Andrew Beyer
Andrew Beyer

Money from slots has done nothing to improve horse racing

AP/AP - While thoroughbred racing is still thriving at Santa Anita in California, the picture is not so bright at tracks where slot machines play a big part.

At a time when the horse racing business has suffered a serious decline, one segment of the sport is enjoying a bonanza. These are great times for horsemen in states where purses are subsidized by revenue from slot machines.

Owners and trainers at Parx — the former Philadelphia Park— must think that they have died and gone to heaven when they run a bottom-level $5,000 claimer in a race with a $25,000 purse — plus a bonus if the animal was bred in Pennsylvania. Horsemen at minor league tracks such as Charles Town (W. Va.), Presque Isle Downs (Pa.) and Zia Park (N.M.) regularly compete for big-league purses because of slot money.

These windfalls exist because many states, when they legalized slots, opted to install them in racetracks and decided to aid the sport by earmarking a certain percentage of revenues for purses and breeder awards. But what the state gives, the state can take away, and many are taking a fresh look at their largesse to the horse business:

●In Pennsylvania, Gov. Tom Corbett has proposed cutting $72 million of subsidies to horse racing and breeding to pay for other agricultural projects.

●In Ontario, the provincial government has proposed ending all slots payments to the horse racing industry as of 2013.

●In Indiana, the state’s inspector general advocated slashing the subsidy for horse racing.

●In New Jersey, Gov. Chris Christie ended state support of racing and blasted leaders of the sport for “extorting the taxpayers for millions of dollars in subsidies to their industry.”

Horsemen have reacted with shock and outrage to such proposals, but they should have seen these haymakers coming. Many state governments are under severe financial pressure and are struggling to maintain basic services for their citizens. As politicians look for sources of revenue, they can’t ignore the millions of dollars now flowing into horse racing, and they can readily frame populist arguments that the money is being misallocated.

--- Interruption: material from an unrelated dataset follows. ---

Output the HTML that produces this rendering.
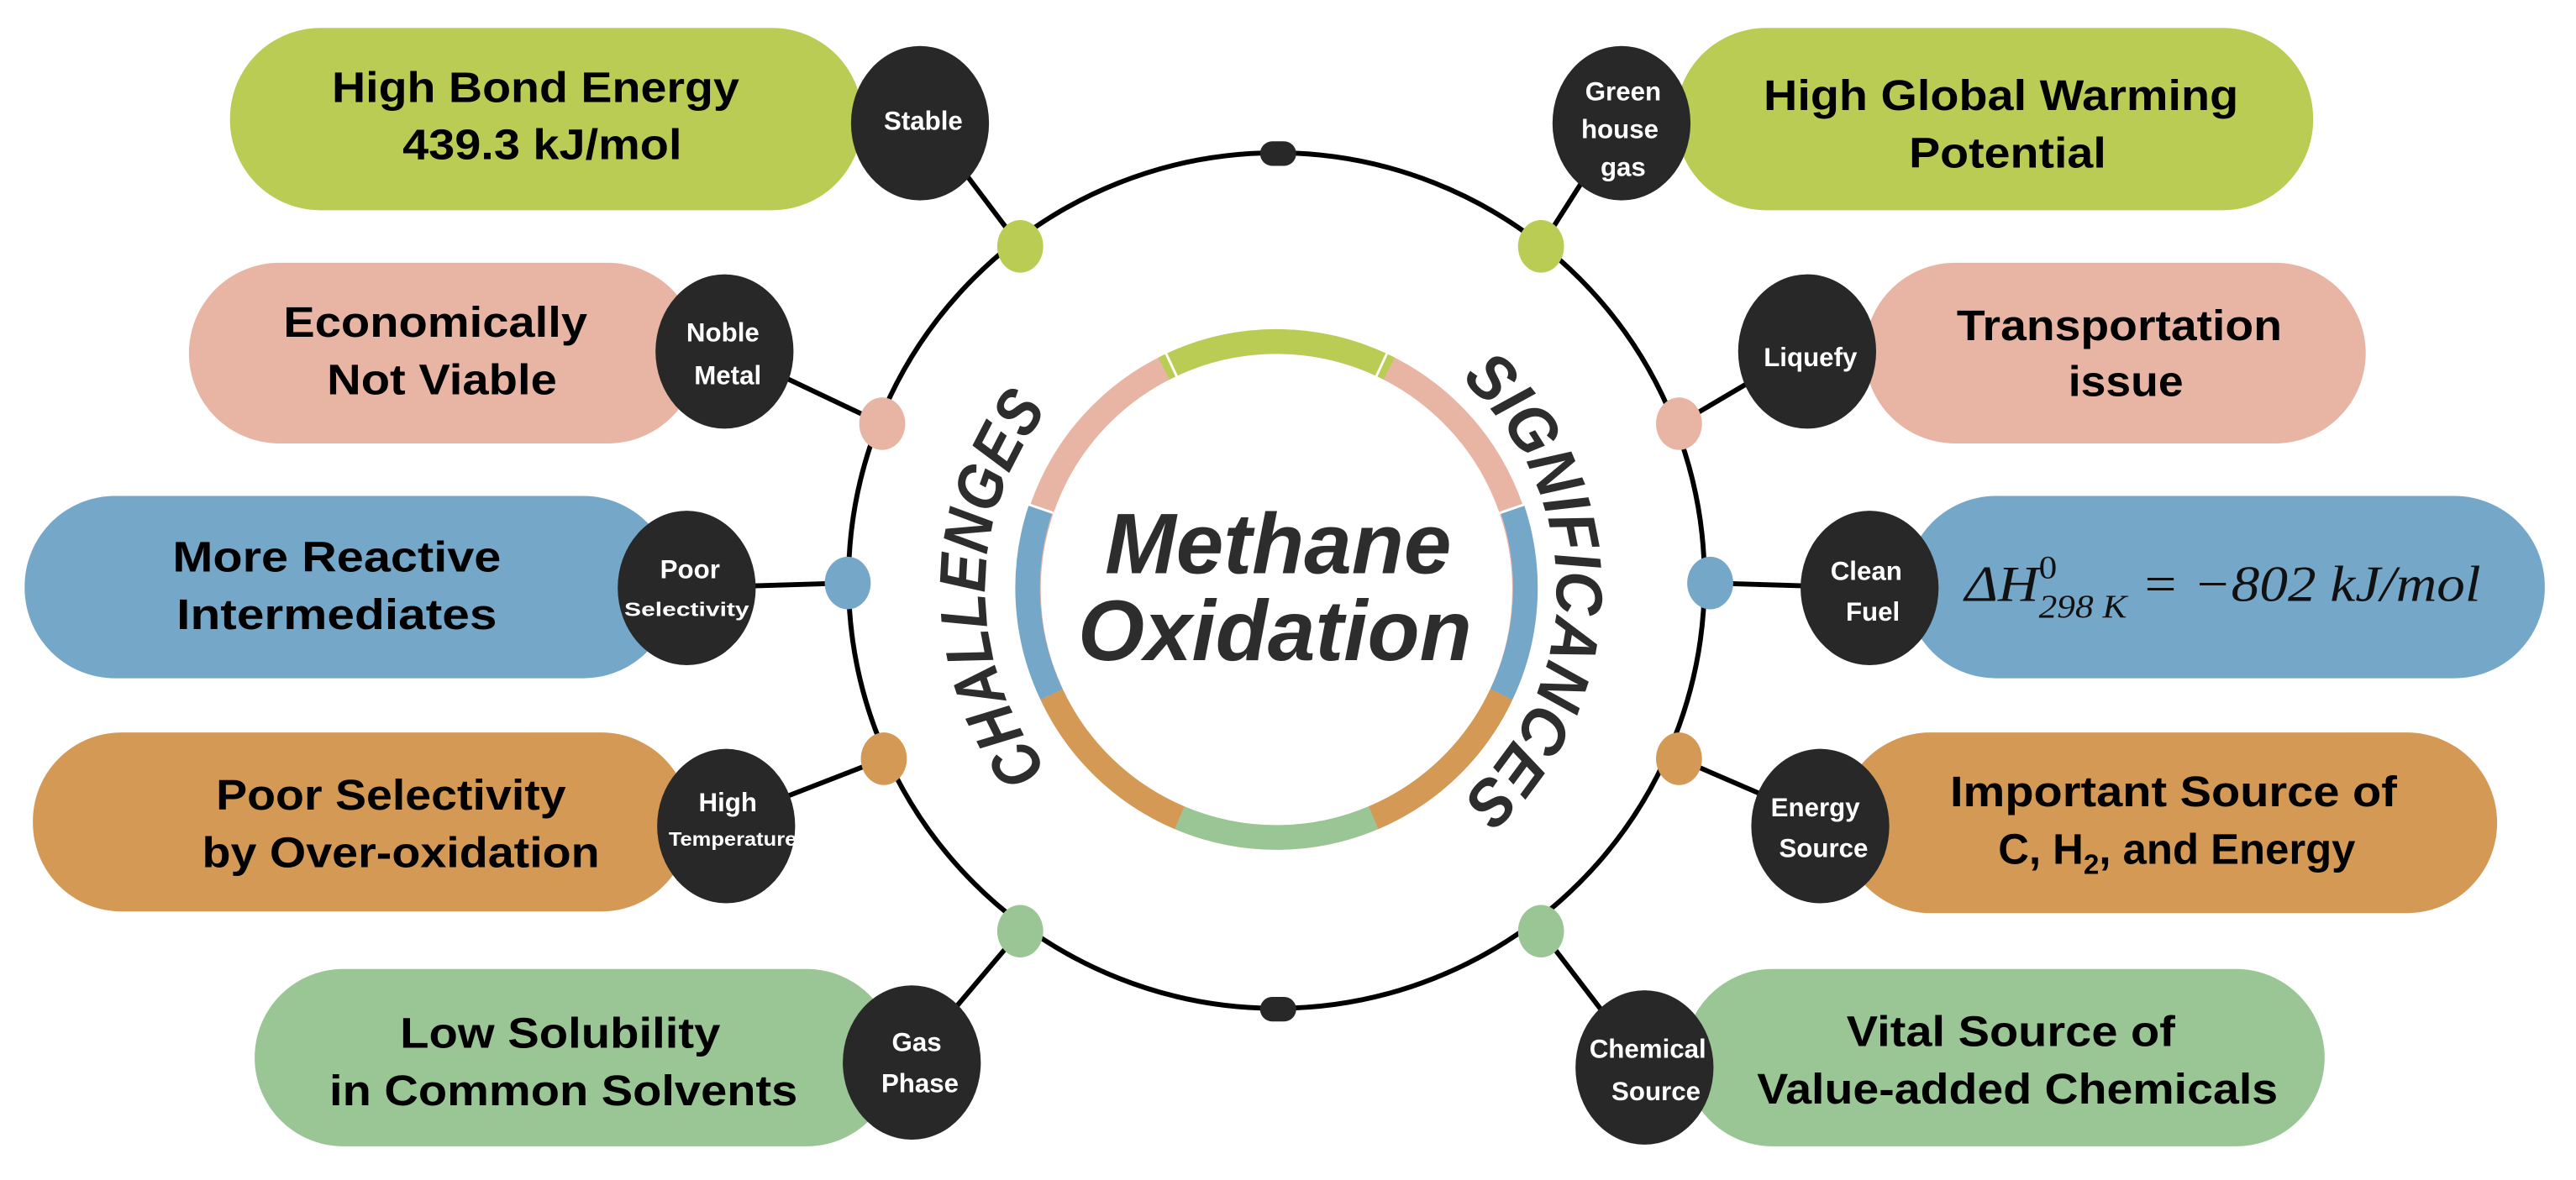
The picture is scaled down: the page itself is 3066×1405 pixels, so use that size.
<!DOCTYPE html>
<html><head><meta charset="utf-8"><style>
html,body{margin:0;padding:0;background:#fff;}
svg{display:block;}
.pt{font-family:"Liberation Sans Narrow","Liberation Sans",sans-serif;font-weight:bold;font-size:26px;fill:#000;text-anchor:middle;}
.ct{font-family:"Liberation Sans Narrow","Liberation Sans",sans-serif;font-weight:bold;font-size:16px;fill:#fff;text-anchor:middle;}
</style></head><body>
<svg width="3066" height="1405" viewBox="0 0 1568 718.5" xmlns="http://www.w3.org/2000/svg">
<defs>
<path id="lp" d="M 641.2 472.5 A 176 176 0 0 1 641.2 245.5"/>
<path id="rp" d="M 884 226.5 A 170 170 0 0 1 884 491.5"/>
</defs>
<circle cx="777" cy="353.5" r="260.5" fill="none" stroke="#000" stroke-width="3"/>
<g stroke="#000" stroke-width="3">
<line x1="621" y1="150" x2="563" y2="73"/>
<line x1="537" y1="258" x2="440" y2="212"/>
<line x1="516" y1="355" x2="418" y2="358"/>
<line x1="538" y1="462" x2="440" y2="500"/>
<line x1="621" y1="567" x2="555" y2="645"/>
<line x1="938" y1="150" x2="987" y2="73"/>
<line x1="1022" y1="258" x2="1100" y2="212"/>
<line x1="1041" y1="355" x2="1140" y2="358"/>
<line x1="1022" y1="462" x2="1110" y2="500"/>
<line x1="938" y1="567" x2="1000" y2="648"/>
</g>
<g fill="none" stroke-width="15">
<circle cx="777" cy="359" r="151" stroke="#e8b5a5"/>
</g>
<g fill="none" stroke-width="15">
<path stroke="#bbcc55" d="M 708.4 224.4 A 151 151 0 0 1 845.6 224.4"/>
<path stroke="#75a7c9" d="M 920.6 309.8 A 151 151 0 0 1 913.9 422.8"/>
<path stroke="#d49a55" d="M 913.9 422.8 A 151 151 0 0 1 836 497.9"/>
<path stroke="#9ac695" d="M 836 497.9 A 151 151 0 0 1 718 497.9"/>
<path stroke="#d49a55" d="M 718 497.9 A 151 151 0 0 1 640.1 422.8"/>
<path stroke="#75a7c9" d="M 640.1 422.8 A 151 151 0 0 1 633.4 309.8"/>
</g>
<g stroke="#fff" stroke-width="1.5">
<line x1="777" y1="359" x2="705" y2="205"/>
<line x1="777" y1="359" x2="849" y2="205"/>
<line x1="777" y1="359" x2="940" y2="303"/>
<line x1="777" y1="359" x2="614" y2="303"/>
</g>
<circle cx="777" cy="359" r="140" fill="#fff"/>
<rect x="140" y="17" width="385" height="111" rx="55" fill="#bbcc55"/>
<rect x="115" y="160" width="310" height="110" rx="55" fill="#e8b5a5"/>
<rect x="15" y="302" width="395" height="111" rx="55" fill="#75a7c9"/>
<rect x="20" y="446" width="400" height="109" rx="54" fill="#d49a55"/>
<rect x="155" y="590" width="390" height="108" rx="54" fill="#9ac695"/>
<rect x="1020" y="17" width="388" height="111" rx="55" fill="#bbcc55"/>
<rect x="1135" y="160" width="305" height="110" rx="55" fill="#e8b5a5"/>
<rect x="1160" y="302" width="389" height="111" rx="55" fill="#75a7c9"/>
<rect x="1120" y="446" width="400" height="110" rx="55" fill="#d49a55"/>
<rect x="1025" y="590" width="390" height="108" rx="54" fill="#9ac695"/>
<rect x="767" y="86" width="22" height="15" rx="7.5" fill="#282828"/>
<rect x="767" y="607" width="22" height="15" rx="7.5" fill="#282828"/>
<g>
<ellipse cx="621" cy="150" rx="14" ry="16" fill="#bbcc55"/>
<ellipse cx="537" cy="258" rx="14" ry="16" fill="#e8b5a5"/>
<ellipse cx="516" cy="355" rx="14" ry="16" fill="#75a7c9"/>
<ellipse cx="538" cy="462" rx="14" ry="16" fill="#d49a55"/>
<ellipse cx="621" cy="567" rx="14" ry="16" fill="#9ac695"/>
<ellipse cx="938" cy="150" rx="14" ry="16" fill="#bbcc55"/>
<ellipse cx="1022" cy="258" rx="14" ry="16" fill="#e8b5a5"/>
<ellipse cx="1041" cy="355" rx="14" ry="16" fill="#75a7c9"/>
<ellipse cx="1022" cy="462" rx="14" ry="16" fill="#d49a55"/>
<ellipse cx="938" cy="567" rx="14" ry="16" fill="#9ac695"/>
</g>
<g fill="#282828">
<ellipse cx="560" cy="75" rx="42" ry="47"/>
<ellipse cx="441" cy="214" rx="42" ry="47"/>
<ellipse cx="418" cy="358" rx="42" ry="47"/>
<ellipse cx="442" cy="503" rx="42" ry="47"/>
<ellipse cx="555" cy="647" rx="42" ry="47"/>
<ellipse cx="987" cy="75" rx="42" ry="47"/>
<ellipse cx="1100" cy="214" rx="42" ry="47"/>
<ellipse cx="1138" cy="358" rx="42" ry="47"/>
<ellipse cx="1108" cy="503" rx="42" ry="47"/>
<ellipse cx="1001" cy="650" rx="42" ry="47"/>
</g>
<text class="ct" x="562" y="79">Stable</text>
<text class="ct" x="440" y="208">Noble</text><text class="ct" x="443" y="234">Metal</text>
<text class="ct" x="420" y="352">Poor</text><text class="ct" x="418" y="375" style="font-size:12px" textLength="76" lengthAdjust="spacingAndGlyphs">Selectivity</text>
<text class="ct" x="443" y="494">High</text><text class="ct" x="446" y="515" style="font-size:12px" textLength="78" lengthAdjust="spacingAndGlyphs">Temperature</text>
<text class="ct" x="558" y="640">Gas</text><text class="ct" x="560" y="665">Phase</text>
<text class="ct" x="988" y="61">Green</text><text class="ct" x="986" y="84">house</text><text class="ct" x="988" y="107">gas</text>
<text class="ct" x="1102" y="223">Liquefy</text>
<text class="ct" x="1136" y="353">Clean</text><text class="ct" x="1140" y="378">Fuel</text>
<text class="ct" x="1105" y="497">Energy</text><text class="ct" x="1110" y="522">Source</text>
<text class="ct" x="1003" y="644">Chemical</text><text class="ct" x="1008" y="670">Source</text>
<text class="pt" x="326" y="62" textLength="248" lengthAdjust="spacingAndGlyphs">High Bond Energy</text>
<text class="pt" x="330" y="97" textLength="170" lengthAdjust="spacingAndGlyphs">439.3 kJ/mol</text>
<text class="pt" x="265" y="205" textLength="185" lengthAdjust="spacingAndGlyphs">Economically</text>
<text class="pt" x="269" y="240" textLength="140" lengthAdjust="spacingAndGlyphs">Not Viable</text>
<text class="pt" x="205" y="348" textLength="200" lengthAdjust="spacingAndGlyphs">More Reactive</text>
<text class="pt" x="205" y="383" textLength="195" lengthAdjust="spacingAndGlyphs">Intermediates</text>
<text class="pt" x="238" y="493" textLength="213" lengthAdjust="spacingAndGlyphs">Poor Selectivity</text>
<text class="pt" x="244" y="528" textLength="242" lengthAdjust="spacingAndGlyphs">by Over-oxidation</text>
<text class="pt" x="341" y="638" textLength="195" lengthAdjust="spacingAndGlyphs">Low Solubility</text>
<text class="pt" x="343" y="673" textLength="285" lengthAdjust="spacingAndGlyphs">in Common Solvents</text>
<text class="pt" x="1218" y="67" textLength="289" lengthAdjust="spacingAndGlyphs">High Global Warming</text>
<text class="pt" x="1222" y="102" textLength="120" lengthAdjust="spacingAndGlyphs">Potential</text>
<text class="pt" x="1290" y="207" textLength="198" lengthAdjust="spacingAndGlyphs">Transportation</text>
<text class="pt" x="1294" y="241" textLength="70" lengthAdjust="spacingAndGlyphs">issue</text>
<text class="pt" x="1323" y="491" textLength="272" lengthAdjust="spacingAndGlyphs">Important Source of</text>
<text class="pt" x="1325" y="526">C, H<tspan font-size="17" dy="6">2</tspan><tspan dy="-6">, and Energy</tspan></text>
<text class="pt" x="1224" y="637" textLength="200" lengthAdjust="spacingAndGlyphs">Vital Source of</text>
<text class="pt" x="1228" y="672" textLength="317" lengthAdjust="spacingAndGlyphs">Value-added Chemicals</text>
<text x="1196" y="366" font-family="Liberation Serif, serif" font-style="italic" font-size="31" fill="#111" textLength="314" lengthAdjust="spacingAndGlyphs">ΔH<tspan font-size="20" dy="-14" font-style="normal">0</tspan><tspan font-size="20" dx="-10" dy="24">298 K</tspan><tspan dy="-10"> = −802 kJ/mol</tspan></text>
<text x="778" y="349" text-anchor="middle" font-family="Liberation Sans, sans-serif" font-style="italic" font-weight="bold" font-size="52" fill="#2d2d2d">Methane</text>
<text x="776" y="402" text-anchor="middle" font-family="Liberation Sans, sans-serif" font-style="italic" font-weight="bold" font-size="52" fill="#2d2d2d">Oxidation</text>
<text font-family="Liberation Sans, sans-serif" font-style="italic" font-weight="bold" font-size="40" fill="#2d2d2d"><textPath href="#lp" startOffset="50%" text-anchor="middle" textLength="236" lengthAdjust="spacingAndGlyphs">CHALLENGES</textPath></text>
<text font-family="Liberation Sans, sans-serif" font-style="italic" font-weight="bold" font-size="40" fill="#2d2d2d"><textPath href="#rp" startOffset="50%" text-anchor="middle" textLength="290" lengthAdjust="spacingAndGlyphs">SIGNIFICANCES</textPath></text>
</svg>
</body></html>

Christie said: “I am no longer going to permit millionaire horsemen to take money . . . from the taxpayers of the state to fund their industry.” In Ontario, Education Minister Laurel Broten sent out a news release declaring, “We simply can’t afford to support . . . horse racing subsidies. . . . when the . . . money could get better health care for our seniors and full-day kindergarten for our 4- and 5-year-olds.”

In most places, the racing/slot machine relationships developed along similar lines. In some cases, a racetrack couldn’t survive on its own merits, but it was such an important part of its community that the public supported legalizing slots to keep it alive. (This was the case at Charles Town.)

In others, proposals for legalized slots faced a lot of not-in-my-backyard opposition, and the perfect answer was to put the slots in an existing gambling facility — a racetrack. The track, of course, got a percentage of the profits for running the operation. The rationale for allotting money to purses and breeders’ awards (rather than, say, health care for seniors) was to revive the sport by improving the product and attracting more fans.